The final thing Mummy tried, with the help of the hospice was something called ‘Thick and Easy’. It is basically a thickener. There was a thought that perhaps the milk was too runny, and that my discomfort might be caused by me panicking A thicker milk can make breathing and swallowing easier. I took my feeds well when this was added to my milk, but sadly it was only tested on my final few days, so there is no lasting proof of whether it would have worked long term or not. However, I enjoyed my final few feeds, and for that Mummy is very grateful.
Colic, constipation & reflux
I had all of these at one stage or another, and all of which helped me enjoy my feeds even less.
Initially with the tube fitted, I had very few problems, but as we moved onto Bottle feeding so the Colic would kick in. Having barely screamed at all those first few weeks, suddenly I found my lungs, and I let my parents know I was uncomfortable. They tried using Infacol, but it seemed to make little difference.

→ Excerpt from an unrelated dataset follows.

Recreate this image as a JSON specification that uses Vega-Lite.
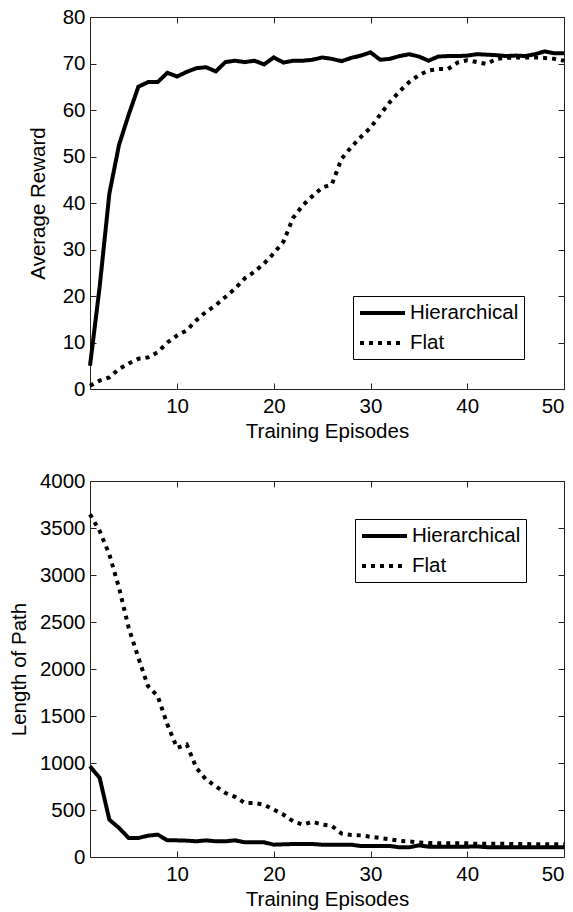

Eventually the Colic did ease but it was replaced by Constipation and Reflux. The constipation started when I was moved onto formula milk. Although my stools were soft, I was going less and less frequently, and I seemed to be in discomfort. Mummy took me to see the GP and I was given something called Lactulose. I really liked this as it was nice and sweet, and I would smack my lips whenever I drank it. It helped too
On a trip to A & E, and having met a nice Doctor as well as My Dietician, it was also agreed to put me on some reflux medication. Mummy had to write it all down, as she didn’t want to forget all the things I had to take and when. On top of the lactulose, Mummy also had to mix Baby Gaviscon into my formula milk, and also dilute an Omeprazole tablet, which I was given a small quantity of once a day.
Speech therapy/Community Dietician
My parents wanted me to see a Speech Therapist to see if they could give any advice on my continual feeding issues (they can watch you feed, and recommend different bottles, teats etc). Sadly, the appointment came too late for me, and we were unable to find out if this would have provided the ‘solution’.

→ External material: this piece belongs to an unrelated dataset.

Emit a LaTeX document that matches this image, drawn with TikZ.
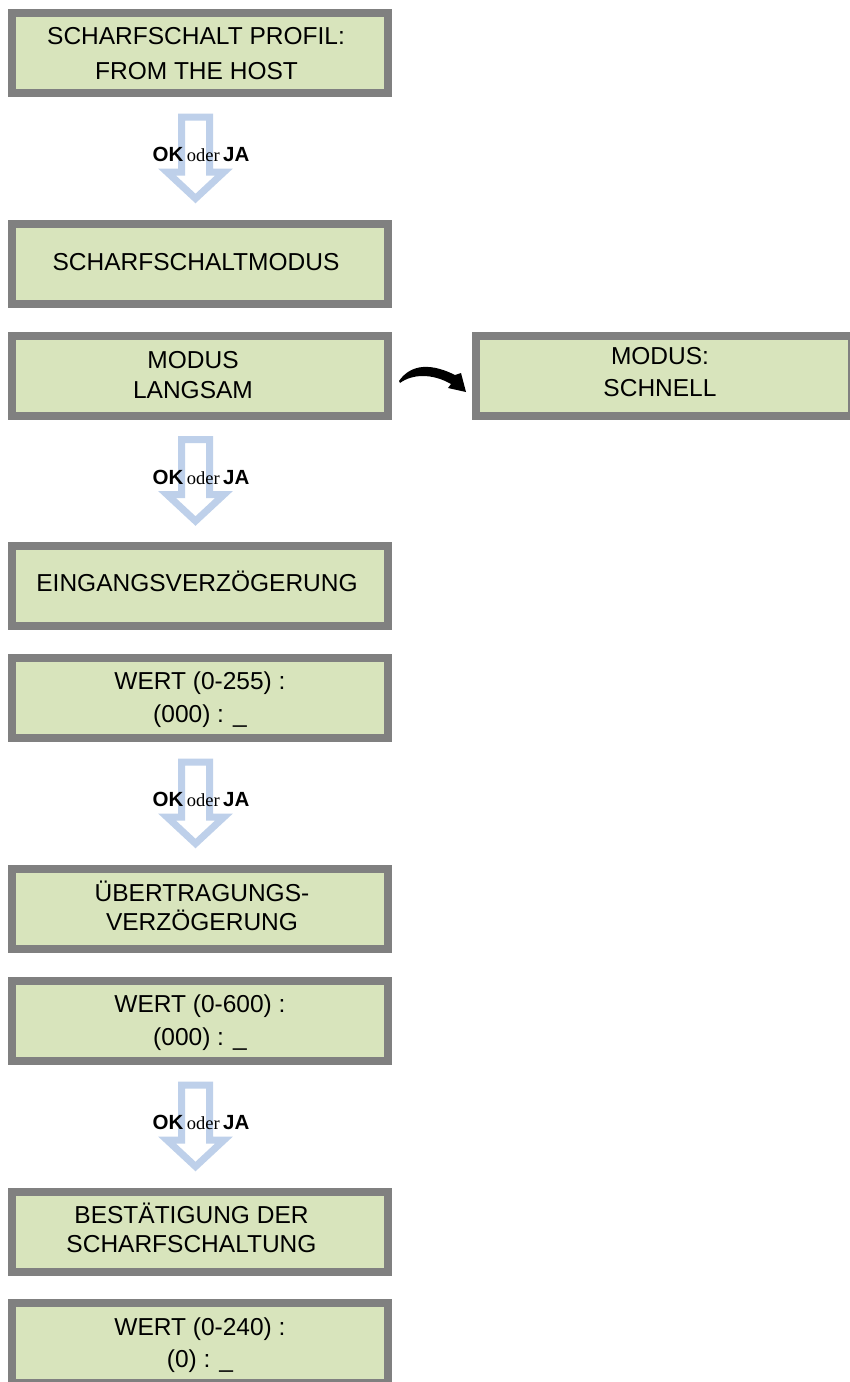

My parents also wanted me to see a Community Dietician. We were pretty housebound most of the time, and getting to the Children’s Hospital to see the Dietician based there was difficult. We weren’t sure if there were other milks that I should have maybe tried, or if there were any other options. However, we were told that because I no longer had the tube fitted, I didn’t match the criteria for being referred to a Community Dietician. It seemed so illogical as my feeding was in a much worse state than if I had been able to take the tube.